Unfortunately, extrajudicial killings are not new to India. They have been used in the past by the police and security forces in varying contexts – to quell insurgencies such as in the states of Bengal in the 1960s, and in Punjab in the 1980s. Currently, the guise for many of these killings relates to national security offences including terrorism, and in areas of active conflict, such as in Kashmir, states in the North East of India including Manipur, as well as areas of central India affected by the Maoist insurgency.

Such killings are also a regular feature in “ordinary” circumstances, for example in those states that do not have active conflicts (such as Uttar Pradesh) and in the course of regular law enforcement operations. As a result, such killings have not escaped the notice of international rights experts at the United Nations previously, indicated in statements issued in 2012 and 2018.   

A high-profile case filed in 2012 before the Supreme Court of India related to allegations of 1,528 extrajudicial killings in the state of Manipur, which is conflict-affected. The Supreme Court issued a landmark decision in 2016, in which it stated in unequivocal terms the illegality of such actions and the lack of “absolute immunity” in such cases.
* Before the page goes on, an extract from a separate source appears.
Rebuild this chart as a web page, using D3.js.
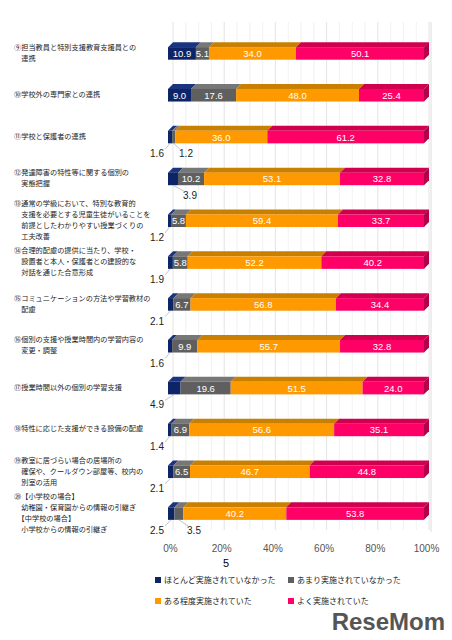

The court ordered setting up of a special investigation, demanded the head of the Central Bureau of Investigation (India’s federal investigative authority) appear before it, and recommended the active involvement of the National Human Rights Commission.

Despite this highest judicial involvement, there has been slow progress, with a small number of charge-sheets filed. What further complicates cases in conflict areas is the special legislation known as the Armed Forces (Special Powers) Act, 1958 (AFSPA), which requires sanction for prosecution and in effect grants immunity to members of the security forces in designated “disturbed areas”. A petition by certain members of the armed forces arguing for the dismissal of cases filed has been rejected by the Supreme Court. The Manipur case therefore continues.

Another particularly troubling aspect is the way these crimes are valorised in popular culture and by the media. Police with such serious allegations against them are termed “encounter specialists”, and many have been awarded medals as well as financial rewards. So rather than prosecution and punishment, there appears institutional and popular support for these killings.

Ultimately, to curb this rampant criminal practice there needs to be a concerted effort on multiple fronts – the legal, institutional as well as societal. International pressure, such as the recent statement, is an important step in adding to pressure for change.